Sales KPIs: Finding the Best KPIs for your Sales Team

Rising Indicator

09 Feb Sales KPIs: Finding the Best KPIs for your Sales Team

Your sales team drives revenue. It’s the group that takes all the hard work that the rest of the company has put into researching customer needs, creating a great product, and marketing its strengths. Because of how important this group is, you want to watch and see how effective they are at generating revenue. But with all the data that your business produces, determining the right KPIs for you to monitor can be extremely challenging. Of course, you want to monitor revenue. But there are a lot of factors that go into how the sales team generates that revenue.

To figure this out, we’ll need to talk about leading and lagging indicators.

Leading vs. Lagging

You can group most metrics into either leading – the actions that lead to results – or lagging – the results that lag behind actions. Leading KPIs measure the activities your sales team perform in order to generate revenue. Sometimes these are easy to measure – total sales calls, total new opportunities. But some are more difficult because they measure qualitative information, like lead quality ratings or predicted opportunity costs.
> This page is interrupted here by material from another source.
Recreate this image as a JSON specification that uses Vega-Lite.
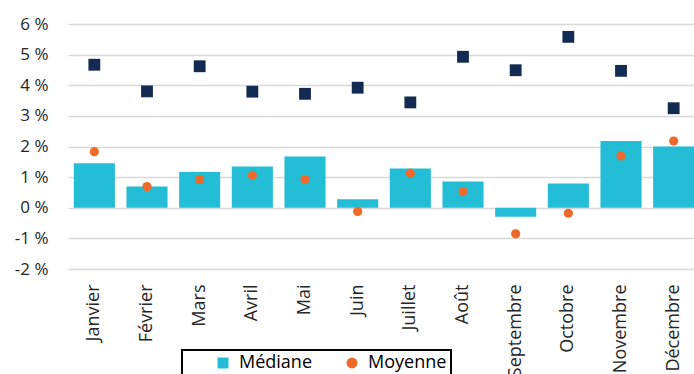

Here’s a few of the more common leading KPIs:

  • Outbound Calls Per Hour
  • Weighted sum of deal size in sales pipeline
  • Number of closed sales opportunities won
  • Number of closed sales opportunities lost
  • Average cost per lead of inbound marketing
  • Online Telesales Training percentage

Lagging KPIs, meanwhile, show the results of your sales activity. Think of it as the score you get for the actions you take. You can measure these pretty easily. Most sales teams live and die on these metrics. In fact, your primary sales KPI probably lives in this category. But you can’t directly affect these KPIs as easily, as they take some time to reflect the work you put into them. Sometimes, won’t know what actions exactly moved the dials on your lagging KPIs until six months to a year later.

Here’s a few of the more common lagging KPIs:

  • Sales to-date
  • Attrition or churn
  • Average discount margin % of items sold
  • Customer Growth Rate
  • Customer Retention Rate
  • Revenue per Contract
  • Average customer acquisitions costs
  • Sell Cycle


Leading and Lagging Together

Pie ChartJust measuring how you’re doing with lagging indicators won’t cut it. You’ll get a clear picture of how your sales team is performing, but you won’t have any idea about how to improve them. You’ll be able to spot long term trends, but you won’t have any control over them in your day-to-day sales activities. But if you can link your activities tracked by leading metrics to the results tracked by lagging metrics, you can start making real improvements in your sales process and revenue stream.

One of the first things to do is figure out your sales cycle. That means breaking down each of the steps of the process, from initial lead acquisition to closing a deal. You can use leading KPIs to help figure out the length of time between each stage. Use KPIs like the average time from customer contact to sales response or to sales opportunity to monitor them and set lower targets. The shorter the sales process is, the easier it is to link your activities to the results.

Monitoring KPIs that time your sales cycle can also help spot roadblocks. If it takes weeks from when a lead comes in to when the salespeople make the first contact, you may have spotted a roadblock. Maybe the lead information isn’t readily available, maybe the sales staff is swamped by their existing work. Whatever the cause, you can pin down the places where prospects get stuck and determine more efficient processes.

When you make changes, you’ll need to monitor how well your sales reps comply with these changes. If you change a sales script or marketing process, there’s going to be a few veterans who bristle at being told to modify their routine or a few new hires who slip up. Track these errors and see how they affect the sales cycle. You may need to add more training to get all reps onboard – another KPI you can track through the change process.

When you’ve got a handle on your process, you can start identifying what changes work. You may need to experiment to see which leading KPIs best reflect your team’s efforts and show the most impact on your primary lagging KPIs. Check your historical data and find KPIs that correlate with changes in your primary metrics. Take into account sales cycle timing, as well as changes in process that may have affected those results. But with a little analysis and planning, you can create a dashboard view that perfectly captures the work your team puts in and the results that they get.